Время шло, фракции заседали… Под доносившийся до меня шум спорящих голосов мне страшно захотелось спать. Я протянул ноги на соседний стул и забылся.

Проснулся я от ощущения тишины. Было 6 часов утра. Прислушался — все тихо. Тогда я вошел в комнату эсеров. Стулья там стояли в беспорядке, воздух пропитан табачным дымом, весь пол засыпан окурками. А на столе, ровно дыша, животом вверх и раскинув руки, спал наш председатель Авксентьев. Очевидно, уставший от ночных словопрений, не в силах был уйти домой… Я не счел нужным его будить. Мне уже было совершенно безразлично — что постановит Комитет спасения родины и революции: я себя в нем чувствовал лишним, да и самое его существование стало лишним. С этого времени я в нем перестал бывать.

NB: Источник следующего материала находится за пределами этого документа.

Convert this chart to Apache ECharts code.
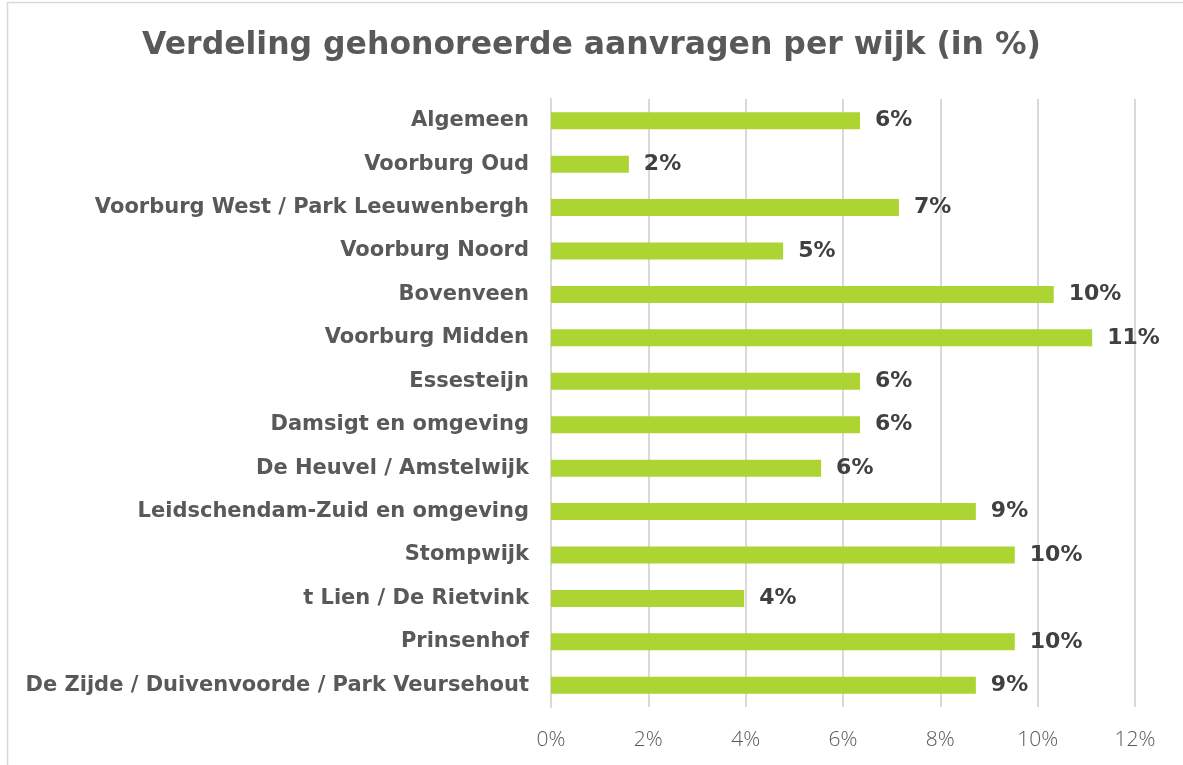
<!DOCTYPE html>
<html>
<head>
<meta charset="utf-8">
<script src="https://cdn.jsdelivr.net/npm/echarts@6/dist/echarts.min.js"></script>
<style>
  html, body { margin: 0; padding: 0; background: #fff; }
  #main { width: 1183px; height: 765px; }
</style>
</head>
<body>
<div id="main"></div>
<script>
// wijken, van boven naar beneden
var wijken = ['Algemeen', 'Voorburg Oud', 'Voorburg West / Park Leeuwenbergh', 'Voorburg Noord',
    'Bovenveen', 'Voorburg Midden', 'Essesteijn', 'Damsigt en omgeving', 'De Heuvel / Amstelwijk',
    'Leidschendam-Zuid en omgeving', 'Stompwijk', 't Lien / De Rietvink', 'Prinsenhof',
    'De Zijde / Duivenvoorde / Park Veursehout'];
// aandeel gehonoreerde aanvragen (%)
var aandeel = [6.35, 1.6, 7.15, 4.77, 10.33, 11.12, 6.35, 6.35, 5.55, 8.73, 9.53, 3.97, 9.53, 8.73];
var xTicks = [0, 2, 4, 6, 8, 10, 12];

var boldFont = '"DejaVu Sans", sans-serif';
var lightFont = '"Open Sans", sans-serif';
var myChart = echarts.init(document.getElementById('main'));

myChart.setOption({
    animation: false,
    title: {
        text: 'Verdeling gehonoreerde aanvragen per wijk (in %)',
        left: 'center',
        top: 25,
        textStyle: { fontFamily: boldFont, fontWeight: 'bold', fontSize: 31.5, color: '#595959' }
    },
    graphic: [{
        type: 'rect',
        shape: { x: 7.5, y: 2.5, width: 1200, height: 800 },
        style: { fill: 'none', stroke: '#d9d9d9', lineWidth: 1.5 },
        silent: true
    }],
    grid: { left: 551, right: 48, top: 99, bottom: 58 },
    xAxis: {
        type: 'value',
        min: xTicks[0],
        max: xTicks[xTicks.length - 1],
        interval: 2,
        axisLine: { show: false },
        axisTick: { show: false },
        splitLine: { lineStyle: { color: '#d9d9d9', width: 2 } },
        axisLabel: {
            margin: 23,
            fontFamily: lightFont,
            fontWeight: 300,
            fontSize: 21,
            color: '#595959',
            formatter: function(v) { return v + '%'; }
        }
    },
    yAxis: {
        type: 'category',
        inverse: true,
        data: wijken,
        axisLine: { lineStyle: { color: '#d9d9d9', width: 2 } },
        axisTick: { show: false },
        axisLabel: {
            margin: 22,
            fontFamily: boldFont,
            fontWeight: 'bold',
            fontSize: 21,
            color: '#595959'
        }
    },
    series: [{
        type: 'bar',
        data: aandeel,
        barWidth: 17,
        itemStyle: { color: '#acd433' },
        label: {
            show: true,
            position: 'right',
            distance: 15,
            fontFamily: boldFont,
            fontWeight: 'bold',
            fontSize: 22,
            color: '#404040',
            formatter: function(p) { return Math.round(p.value) + '%'; }
        }
    }]
});
</script>
</body>
</html>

В заседаниях городской Думы я продолжал участвовать. Не помню, что на них обсуждалось. Вероятно, мы принимали всякие резолюции протеста. Управа была совершенно замучена переговорами с городскими рабочими, предъявлявшими самые несуразные требования. Много работы было и у образованного Думой комитета, названного, кажется, Комитетом общественной безопасности. Главное дело его заключалось в переговорах с большевиками об освобождении разных арестованных людей, число которых изо дня в день возрастало.

По окончании одного из думских заседаний, когда гласные стали спускаться по широкой думской лестнице на Невский проспект, они обратили внимание на то, что лестница оцеплена вооруженными солдатами, которые, однако, никого из выходивших не задерживали.

Сразу явилась мысль, что солдаты получили приказ арестовать кого-то определенного из гласных. О том — кого именно, у нас не возникало сомнений: конечно Шингарева — бывшего «министра-капиталиста», лидера нашей думской фракции, резко выступавшего, как на думских заседаниях, так и на митингах, против большевиков.

Увидав Шингарева, спокойно спускавшегося с лестницы, мы с оказавшимся среди думской публики А. А. Борманом схватили его за руки и потащили через думские помещения к другому выходу — на Перинную линию, а затем повели в противоположную от Невского сторону. Шли молча. Говорить было не о чем…

Дойдя до Гороховой, Шингарев остановился.

— Ну, спасибо, прощайте, — сказал он, — поеду теперь домой.

Борман стал его уговаривать переночевать у него, доказывая, что на квартире Шингарева может оказаться засада. Я тоже поддерживал Бормана.

Шингарев посмотрел на нас грустно своими серыми лучистыми глазами и, помолчав немного, тихо сказал:

— Зачем? От своей судьбы не уйдешь… Если они решили меня захватить, то не все ли равно — сегодня, завтра или послезавтра…

Он подозвал извозчика и уехал.

На этот раз его еще не арестовали, и на время, остававшееся до выборов в Учредительное собрание, он отправился в провинцию агитировать против большевиков.

В Петербурге мы тоже продолжали вести агитацию. Теперь с недоумением вспоминаю о нашем бесстрашии, проистекавшем от того, что мы просто не представляли себе грозившей каждому опасности. Впрочем, первое предостережение получили: вышел декрет, объявлявший членов ЦК партии Народной Свободы «вне закона».

Слова эти объяснены не были, но как будто смысл их был тот, что всякому желающему предоставлялось не то нас бить, не то — убить, а во всяком случае — арестовать. Приходилось принимать меры предосторожности: некоторые из членов ЦК (Милюков, Винавер, Набоков) уехали из Петербурга, другие переселились к укрывавшим их знакомым. Я тоже одно время старался не ночевать дома, но затем, увидав, что никто за мной не приходит, вернулся к себе.

Во всем остальном мы вели себя так, как будто бы этого декрета не было: ежедневно мы собирались на заседания ЦК для взаимной информации и распределения работы. Конечно, в прежнем партийном помещении заседать было невозможно, но на частных квартирах мы собирались откровенно, не принимая никаких мер предосторожности. А по вечерам выступали на митингах в разных частях города. Даже мне, никогда не любившему говорить публично и весьма плохому оратору, пришлось принять участие в митинговой агитации. То, что нас не арестовывали, объясняется тем, что большевистский центр был завален непривычной работой по налаживанию аппарата управления, а в частности, полицейский сыск был еще не организован (Чека возникла значительно позже) и не существовало систематической слежки за политическими врагами. Арестов производилось много, но они были случайны и делались, так сказать, в порядке анархии: являлись к вам какие-то вооруженные до зубов люди, обыскивали и обворовывали квартиру, а затем вас увозили в Смольный, где заседало большевистское правительство, или в одну из тюрем.

Если наш ЦК продолжал вести открытую борьбу с большевиками, то пришлось ему заняться и непривычной конспиративной работой по организации вооруженного сопротивления. Эта работа была поручена двум членам ЦК — П. В. Герасимову и Пепеляеву, долго работавшим на фронте во главе санитарных организаций и имевшим связи среди военных.